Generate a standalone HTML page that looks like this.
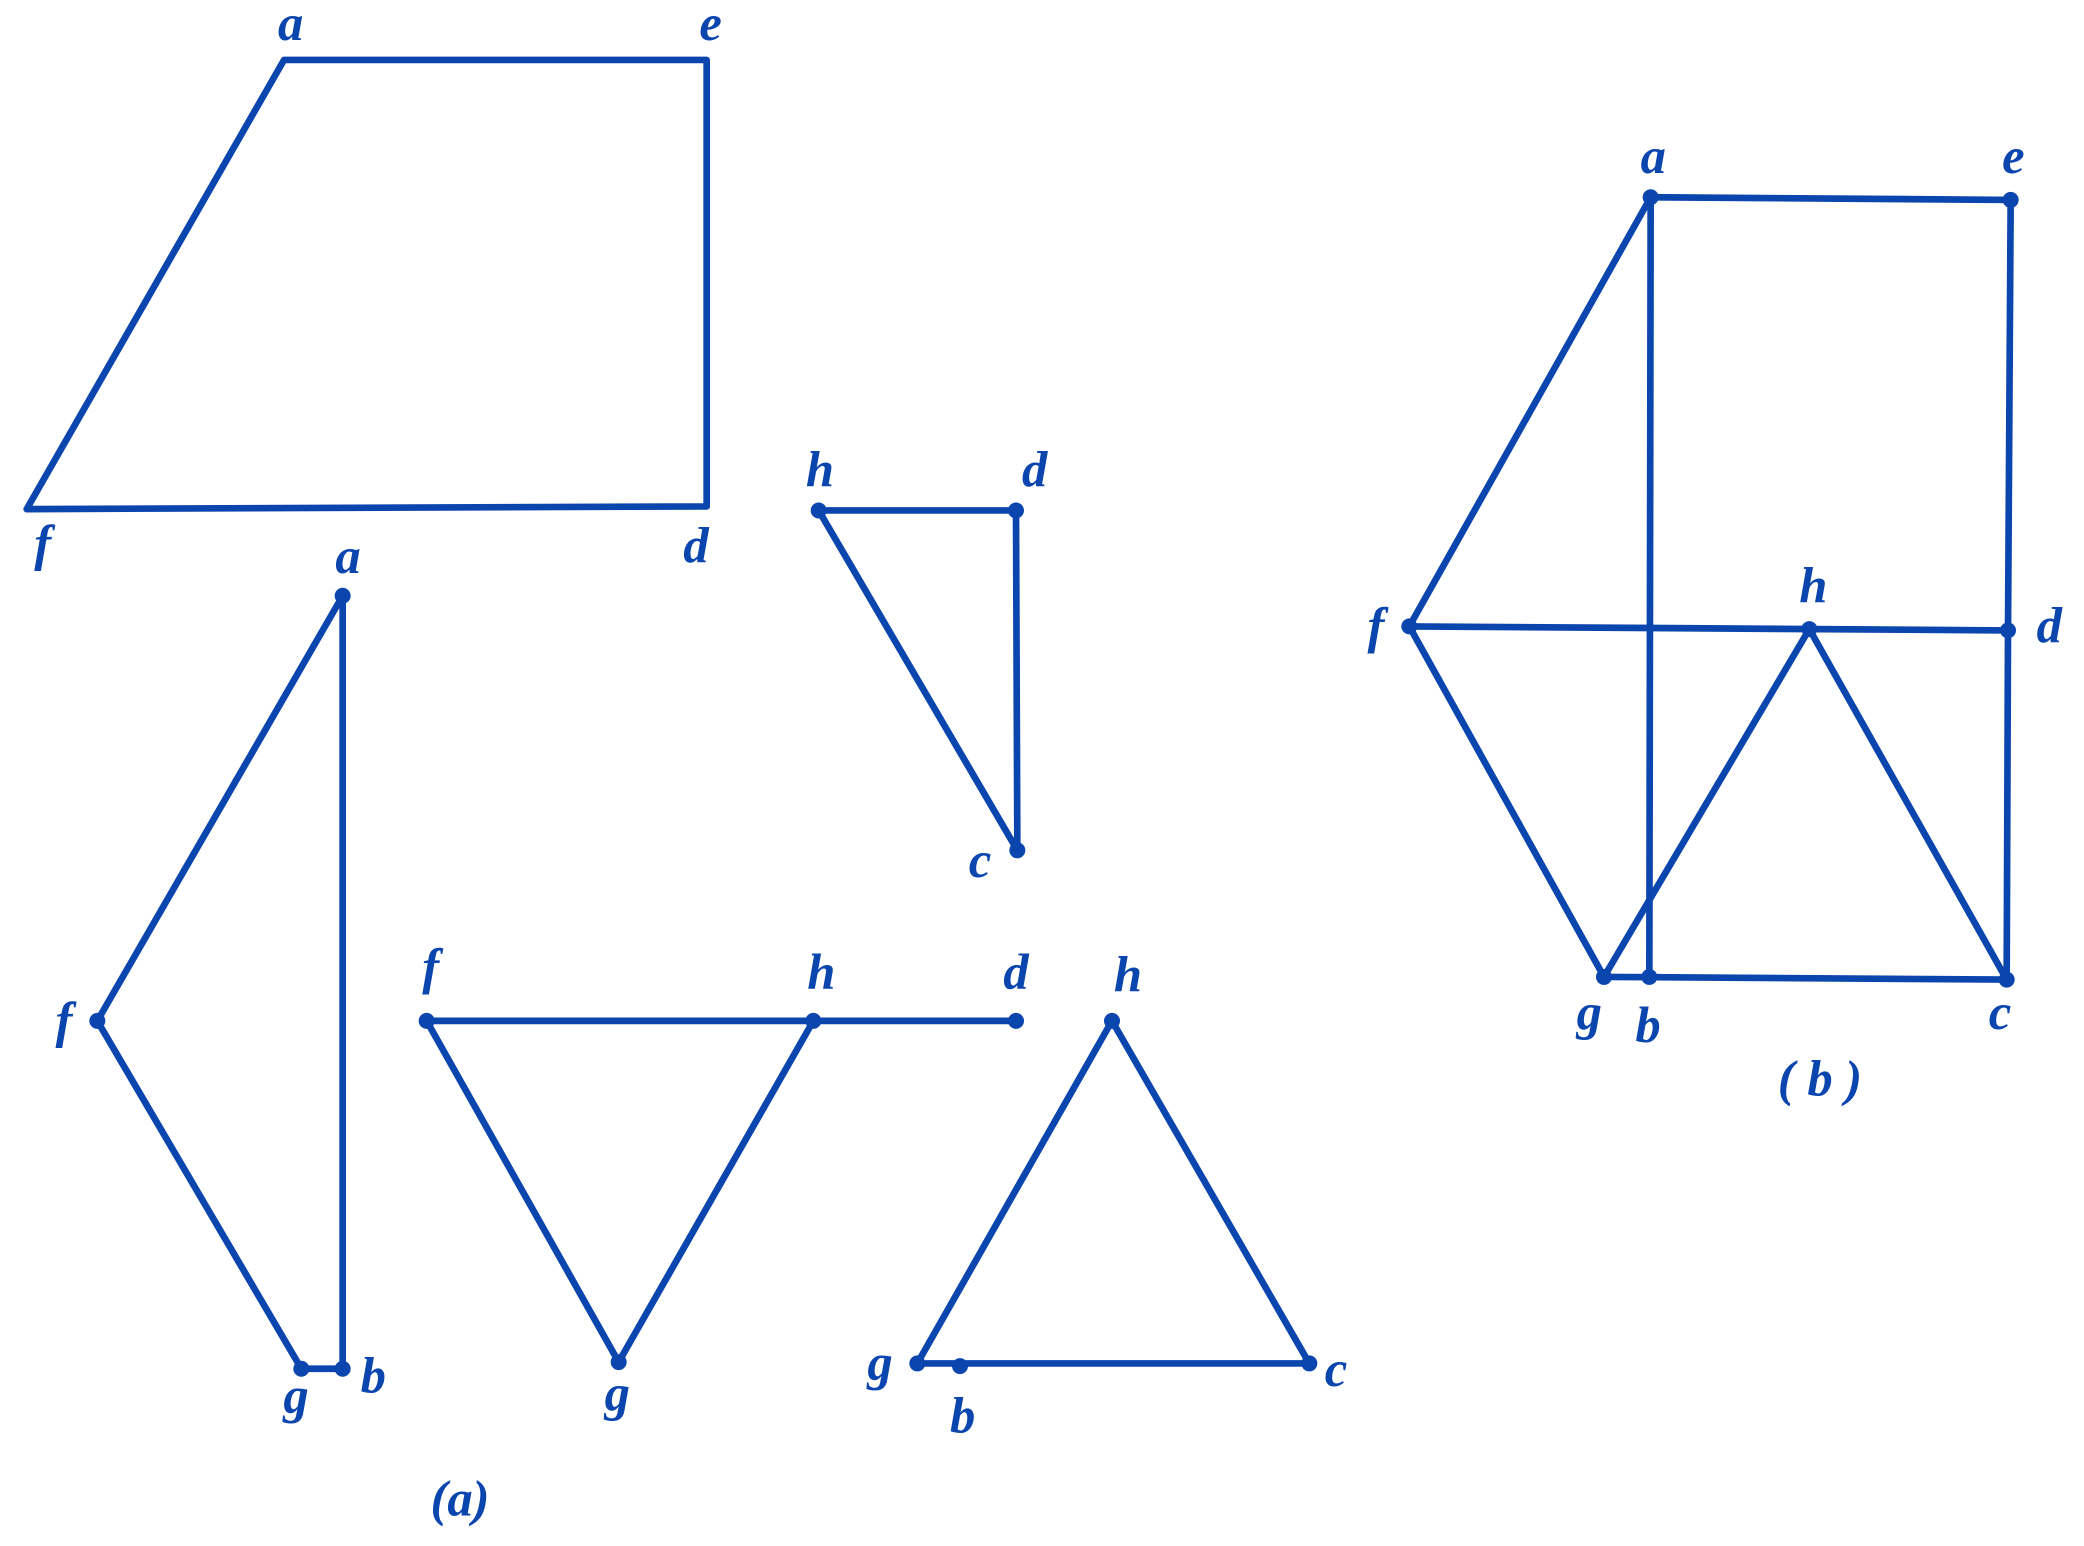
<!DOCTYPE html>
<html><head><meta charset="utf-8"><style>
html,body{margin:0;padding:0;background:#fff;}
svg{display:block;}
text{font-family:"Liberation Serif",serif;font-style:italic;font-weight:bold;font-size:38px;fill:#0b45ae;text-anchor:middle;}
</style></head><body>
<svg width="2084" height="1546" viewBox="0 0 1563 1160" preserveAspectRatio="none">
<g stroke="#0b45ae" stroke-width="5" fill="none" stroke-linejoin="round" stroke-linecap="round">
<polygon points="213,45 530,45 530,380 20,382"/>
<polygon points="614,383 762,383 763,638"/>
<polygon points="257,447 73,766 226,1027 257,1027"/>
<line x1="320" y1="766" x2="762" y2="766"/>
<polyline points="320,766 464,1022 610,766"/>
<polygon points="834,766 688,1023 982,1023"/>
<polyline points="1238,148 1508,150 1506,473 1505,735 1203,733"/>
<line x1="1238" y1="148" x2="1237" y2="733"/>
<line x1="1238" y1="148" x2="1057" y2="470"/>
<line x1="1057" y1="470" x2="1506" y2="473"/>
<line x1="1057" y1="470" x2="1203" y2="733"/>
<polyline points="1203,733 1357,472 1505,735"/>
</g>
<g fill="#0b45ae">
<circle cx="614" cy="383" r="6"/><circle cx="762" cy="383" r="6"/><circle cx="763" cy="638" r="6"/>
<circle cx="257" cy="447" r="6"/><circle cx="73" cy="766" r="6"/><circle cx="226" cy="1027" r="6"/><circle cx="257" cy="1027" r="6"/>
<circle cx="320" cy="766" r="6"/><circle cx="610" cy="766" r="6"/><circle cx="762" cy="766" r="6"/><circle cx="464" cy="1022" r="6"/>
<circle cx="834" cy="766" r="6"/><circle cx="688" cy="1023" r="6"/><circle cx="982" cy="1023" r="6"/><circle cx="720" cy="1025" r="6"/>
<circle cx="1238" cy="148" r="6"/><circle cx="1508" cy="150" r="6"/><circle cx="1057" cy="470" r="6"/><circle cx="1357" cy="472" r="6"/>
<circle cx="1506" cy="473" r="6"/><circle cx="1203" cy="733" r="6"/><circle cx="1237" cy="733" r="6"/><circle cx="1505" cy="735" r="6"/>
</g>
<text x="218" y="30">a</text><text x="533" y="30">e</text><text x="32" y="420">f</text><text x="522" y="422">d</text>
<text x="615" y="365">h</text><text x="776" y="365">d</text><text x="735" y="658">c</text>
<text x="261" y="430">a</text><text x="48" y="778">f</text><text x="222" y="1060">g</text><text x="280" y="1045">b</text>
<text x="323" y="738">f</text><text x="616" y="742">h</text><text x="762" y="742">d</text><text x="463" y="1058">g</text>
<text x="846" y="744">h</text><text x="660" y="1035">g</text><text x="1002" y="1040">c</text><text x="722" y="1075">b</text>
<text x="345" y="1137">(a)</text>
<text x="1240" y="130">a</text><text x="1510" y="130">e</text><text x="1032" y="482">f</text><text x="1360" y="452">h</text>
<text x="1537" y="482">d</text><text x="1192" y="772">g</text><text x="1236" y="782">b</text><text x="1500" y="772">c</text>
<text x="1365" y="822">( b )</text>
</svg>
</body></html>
----------
TASK REQUIREMENTS:
Quote the data exactly, leaving every image out of the copy.

SOLUTION:
Generate a standalone HTML page that looks like this.
<!DOCTYPE html>
<html><head><meta charset="utf-8"><style>
html,body{margin:0;padding:0;background:#fff;}
svg{display:block;}
text{font-family:"Liberation Serif",serif;font-style:italic;font-weight:bold;font-size:38px;fill:#0b45ae;text-anchor:middle;}
</style></head><body>
<svg width="2084" height="1546" viewBox="0 0 1563 1160" preserveAspectRatio="none">
<g stroke="#0b45ae" stroke-width="5" fill="none" stroke-linejoin="round" stroke-linecap="round">
<polygon points="213,45 530,45 530,380 20,382"/>
<polygon points="614,383 762,383 763,638"/>
<polygon points="257,447 73,766 226,1027 257,1027"/>
<line x1="320" y1="766" x2="762" y2="766"/>
<polyline points="320,766 464,1022 610,766"/>
<polygon points="834,766 688,1023 982,1023"/>
<polyline points="1238,148 1508,150 1506,473 1505,735 1203,733"/>
<line x1="1238" y1="148" x2="1237" y2="733"/>
<line x1="1238" y1="148" x2="1057" y2="470"/>
<line x1="1057" y1="470" x2="1506" y2="473"/>
<line x1="1057" y1="470" x2="1203" y2="733"/>
<polyline points="1203,733 1357,472 1505,735"/>
</g>
<g fill="#0b45ae">
<circle cx="614" cy="383" r="6"/><circle cx="762" cy="383" r="6"/><circle cx="763" cy="638" r="6"/>
<circle cx="257" cy="447" r="6"/><circle cx="73" cy="766" r="6"/><circle cx="226" cy="1027" r="6"/><circle cx="257" cy="1027" r="6"/>
<circle cx="320" cy="766" r="6"/><circle cx="610" cy="766" r="6"/><circle cx="762" cy="766" r="6"/><circle cx="464" cy="1022" r="6"/>
<circle cx="834" cy="766" r="6"/><circle cx="688" cy="1023" r="6"/><circle cx="982" cy="1023" r="6"/><circle cx="720" cy="1025" r="6"/>
<circle cx="1238" cy="148" r="6"/><circle cx="1508" cy="150" r="6"/><circle cx="1057" cy="470" r="6"/><circle cx="1357" cy="472" r="6"/>
<circle cx="1506" cy="473" r="6"/><circle cx="1203" cy="733" r="6"/><circle cx="1237" cy="733" r="6"/><circle cx="1505" cy="735" r="6"/>
</g>
<text x="218" y="30">a</text><text x="533" y="30">e</text><text x="32" y="420">f</text><text x="522" y="422">d</text>
<text x="615" y="365">h</text><text x="776" y="365">d</text><text x="735" y="658">c</text>
<text x="261" y="430">a</text><text x="48" y="778">f</text><text x="222" y="1060">g</text><text x="280" y="1045">b</text>
<text x="323" y="738">f</text><text x="616" y="742">h</text><text x="762" y="742">d</text><text x="463" y="1058">g</text>
<text x="846" y="744">h</text><text x="660" y="1035">g</text><text x="1002" y="1040">c</text><text x="722" y="1075">b</text>
<text x="345" y="1137">(a)</text>
<text x="1240" y="130">a</text><text x="1510" y="130">e</text><text x="1032" y="482">f</text><text x="1360" y="452">h</text>
<text x="1537" y="482">d</text><text x="1192" y="772">g</text><text x="1236" y="782">b</text><text x="1500" y="772">c</text>
<text x="1365" y="822">( b )</text>
</svg>
</body></html>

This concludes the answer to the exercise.